**SUPPLIED MATERIAL**

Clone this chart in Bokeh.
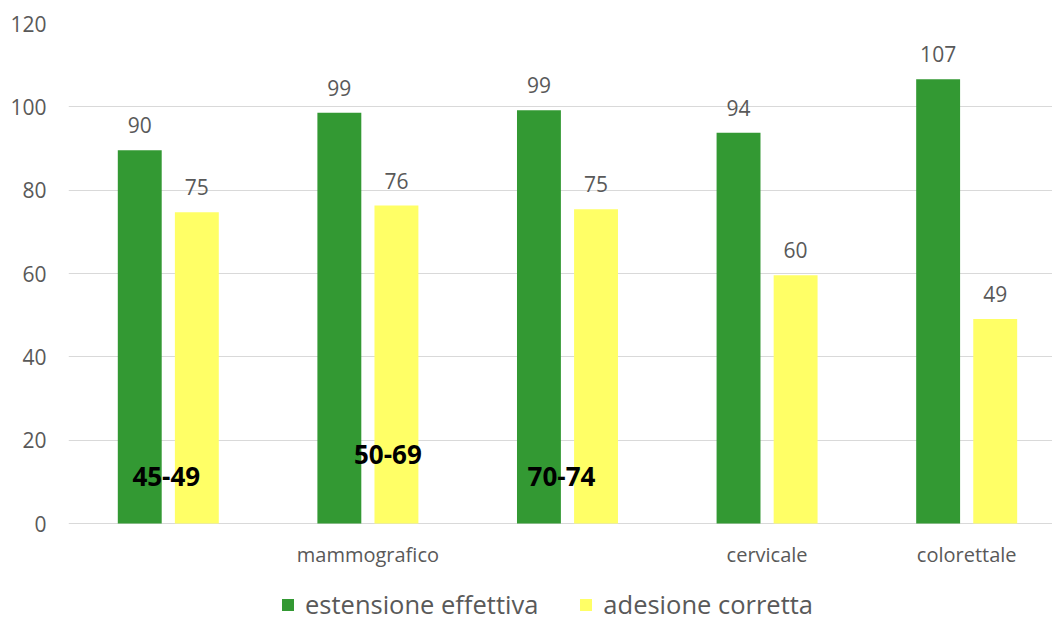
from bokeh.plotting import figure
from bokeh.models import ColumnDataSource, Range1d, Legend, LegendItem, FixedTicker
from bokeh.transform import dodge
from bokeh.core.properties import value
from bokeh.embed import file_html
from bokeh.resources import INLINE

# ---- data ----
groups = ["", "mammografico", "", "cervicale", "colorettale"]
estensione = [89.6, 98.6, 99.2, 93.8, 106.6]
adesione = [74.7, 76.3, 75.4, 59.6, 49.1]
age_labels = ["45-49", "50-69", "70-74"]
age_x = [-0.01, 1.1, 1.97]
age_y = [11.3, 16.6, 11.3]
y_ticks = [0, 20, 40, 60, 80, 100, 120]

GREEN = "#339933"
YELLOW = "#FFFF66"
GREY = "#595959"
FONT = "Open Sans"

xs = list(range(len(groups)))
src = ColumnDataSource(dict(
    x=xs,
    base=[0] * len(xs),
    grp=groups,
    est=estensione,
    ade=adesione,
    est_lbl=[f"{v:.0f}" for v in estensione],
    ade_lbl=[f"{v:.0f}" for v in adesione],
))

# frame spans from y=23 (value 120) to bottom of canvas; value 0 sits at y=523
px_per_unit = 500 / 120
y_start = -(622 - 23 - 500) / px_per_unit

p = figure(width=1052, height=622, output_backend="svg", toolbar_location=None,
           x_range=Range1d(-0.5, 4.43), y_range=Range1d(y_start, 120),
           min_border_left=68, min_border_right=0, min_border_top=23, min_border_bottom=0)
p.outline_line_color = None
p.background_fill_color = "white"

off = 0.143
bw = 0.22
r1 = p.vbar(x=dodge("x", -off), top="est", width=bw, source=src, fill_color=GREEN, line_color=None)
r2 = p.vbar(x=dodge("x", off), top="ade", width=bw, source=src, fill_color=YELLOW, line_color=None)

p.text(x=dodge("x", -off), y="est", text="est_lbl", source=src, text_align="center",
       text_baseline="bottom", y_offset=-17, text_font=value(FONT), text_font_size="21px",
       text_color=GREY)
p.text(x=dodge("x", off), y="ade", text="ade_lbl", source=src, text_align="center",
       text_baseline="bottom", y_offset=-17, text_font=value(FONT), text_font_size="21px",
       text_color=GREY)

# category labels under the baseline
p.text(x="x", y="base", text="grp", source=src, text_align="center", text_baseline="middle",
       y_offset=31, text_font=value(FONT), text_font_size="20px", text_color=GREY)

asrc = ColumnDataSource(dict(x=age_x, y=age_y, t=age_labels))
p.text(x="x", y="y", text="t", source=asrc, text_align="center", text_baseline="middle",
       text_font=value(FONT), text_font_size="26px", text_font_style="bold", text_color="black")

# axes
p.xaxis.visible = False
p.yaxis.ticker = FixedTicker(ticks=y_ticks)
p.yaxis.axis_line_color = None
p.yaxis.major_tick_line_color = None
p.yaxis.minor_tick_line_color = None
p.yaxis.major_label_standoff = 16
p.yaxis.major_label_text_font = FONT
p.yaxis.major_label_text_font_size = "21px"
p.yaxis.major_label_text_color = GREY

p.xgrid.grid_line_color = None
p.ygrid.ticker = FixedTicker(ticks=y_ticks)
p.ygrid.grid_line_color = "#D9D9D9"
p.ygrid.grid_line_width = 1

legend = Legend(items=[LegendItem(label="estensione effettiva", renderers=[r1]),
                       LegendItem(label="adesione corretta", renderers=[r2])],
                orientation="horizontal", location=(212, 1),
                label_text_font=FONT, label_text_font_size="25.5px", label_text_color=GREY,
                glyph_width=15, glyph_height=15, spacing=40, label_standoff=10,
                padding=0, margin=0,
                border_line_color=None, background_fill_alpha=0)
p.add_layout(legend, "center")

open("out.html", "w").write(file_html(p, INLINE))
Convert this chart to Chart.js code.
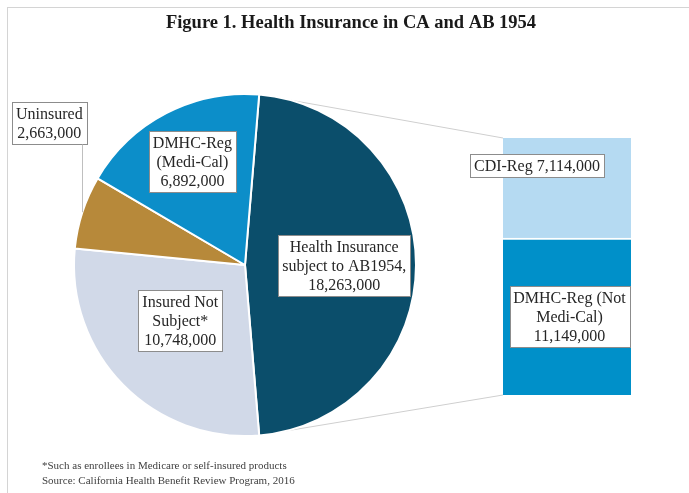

**PROBLEM REQUIREMENTS**
Reproduce the entries above exactly. Do not include the images.

**SOLUTION BELOW**
Clone this chart in Bokeh.
from bokeh.plotting import figure
from bokeh.models import ColumnDataSource, Range1d, Legend, LegendItem, FixedTicker
from bokeh.transform import dodge
from bokeh.core.properties import value
from bokeh.embed import file_html
from bokeh.resources import INLINE

# ---- data ----
groups = ["", "mammografico", "", "cervicale", "colorettale"]
estensione = [89.6, 98.6, 99.2, 93.8, 106.6]
adesione = [74.7, 76.3, 75.4, 59.6, 49.1]
age_labels = ["45-49", "50-69", "70-74"]
age_x = [-0.01, 1.1, 1.97]
age_y = [11.3, 16.6, 11.3]
y_ticks = [0, 20, 40, 60, 80, 100, 120]

GREEN = "#339933"
YELLOW = "#FFFF66"
GREY = "#595959"
FONT = "Open Sans"

xs = list(range(len(groups)))
src = ColumnDataSource(dict(
    x=xs,
    base=[0] * len(xs),
    grp=groups,
    est=estensione,
    ade=adesione,
    est_lbl=[f"{v:.0f}" for v in estensione],
    ade_lbl=[f"{v:.0f}" for v in adesione],
))

# frame spans from y=23 (value 120) to bottom of canvas; value 0 sits at y=523
px_per_unit = 500 / 120
y_start = -(622 - 23 - 500) / px_per_unit

p = figure(width=1052, height=622, output_backend="svg", toolbar_location=None,
           x_range=Range1d(-0.5, 4.43), y_range=Range1d(y_start, 120),
           min_border_left=68, min_border_right=0, min_border_top=23, min_border_bottom=0)
p.outline_line_color = None
p.background_fill_color = "white"

off = 0.143
bw = 0.22
r1 = p.vbar(x=dodge("x", -off), top="est", width=bw, source=src, fill_color=GREEN, line_color=None)
r2 = p.vbar(x=dodge("x", off), top="ade", width=bw, source=src, fill_color=YELLOW, line_color=None)

p.text(x=dodge("x", -off), y="est", text="est_lbl", source=src, text_align="center",
       text_baseline="bottom", y_offset=-17, text_font=value(FONT), text_font_size="21px",
       text_color=GREY)
p.text(x=dodge("x", off), y="ade", text="ade_lbl", source=src, text_align="center",
       text_baseline="bottom", y_offset=-17, text_font=value(FONT), text_font_size="21px",
       text_color=GREY)

# category labels under the baseline
p.text(x="x", y="base", text="grp", source=src, text_align="center", text_baseline="middle",
       y_offset=31, text_font=value(FONT), text_font_size="20px", text_color=GREY)

asrc = ColumnDataSource(dict(x=age_x, y=age_y, t=age_labels))
p.text(x="x", y="y", text="t", source=asrc, text_align="center", text_baseline="middle",
       text_font=value(FONT), text_font_size="26px", text_font_style="bold", text_color="black")

# axes
p.xaxis.visible = False
p.yaxis.ticker = FixedTicker(ticks=y_ticks)
p.yaxis.axis_line_color = None
p.yaxis.major_tick_line_color = None
p.yaxis.minor_tick_line_color = None
p.yaxis.major_label_standoff = 16
p.yaxis.major_label_text_font = FONT
p.yaxis.major_label_text_font_size = "21px"
p.yaxis.major_label_text_color = GREY

p.xgrid.grid_line_color = None
p.ygrid.ticker = FixedTicker(ticks=y_ticks)
p.ygrid.grid_line_color = "#D9D9D9"
p.ygrid.grid_line_width = 1

legend = Legend(items=[LegendItem(label="estensione effettiva", renderers=[r1]),
                       LegendItem(label="adesione corretta", renderers=[r2])],
                orientation="horizontal", location=(212, 1),
                label_text_font=FONT, label_text_font_size="25.5px", label_text_color=GREY,
                glyph_width=15, glyph_height=15, spacing=40, label_standoff=10,
                padding=0, margin=0,
                border_line_color=None, background_fill_alpha=0)
p.add_layout(legend, "center")

open("out.html", "w").write(file_html(p, INLINE))
Convert this chart to Chart.js code.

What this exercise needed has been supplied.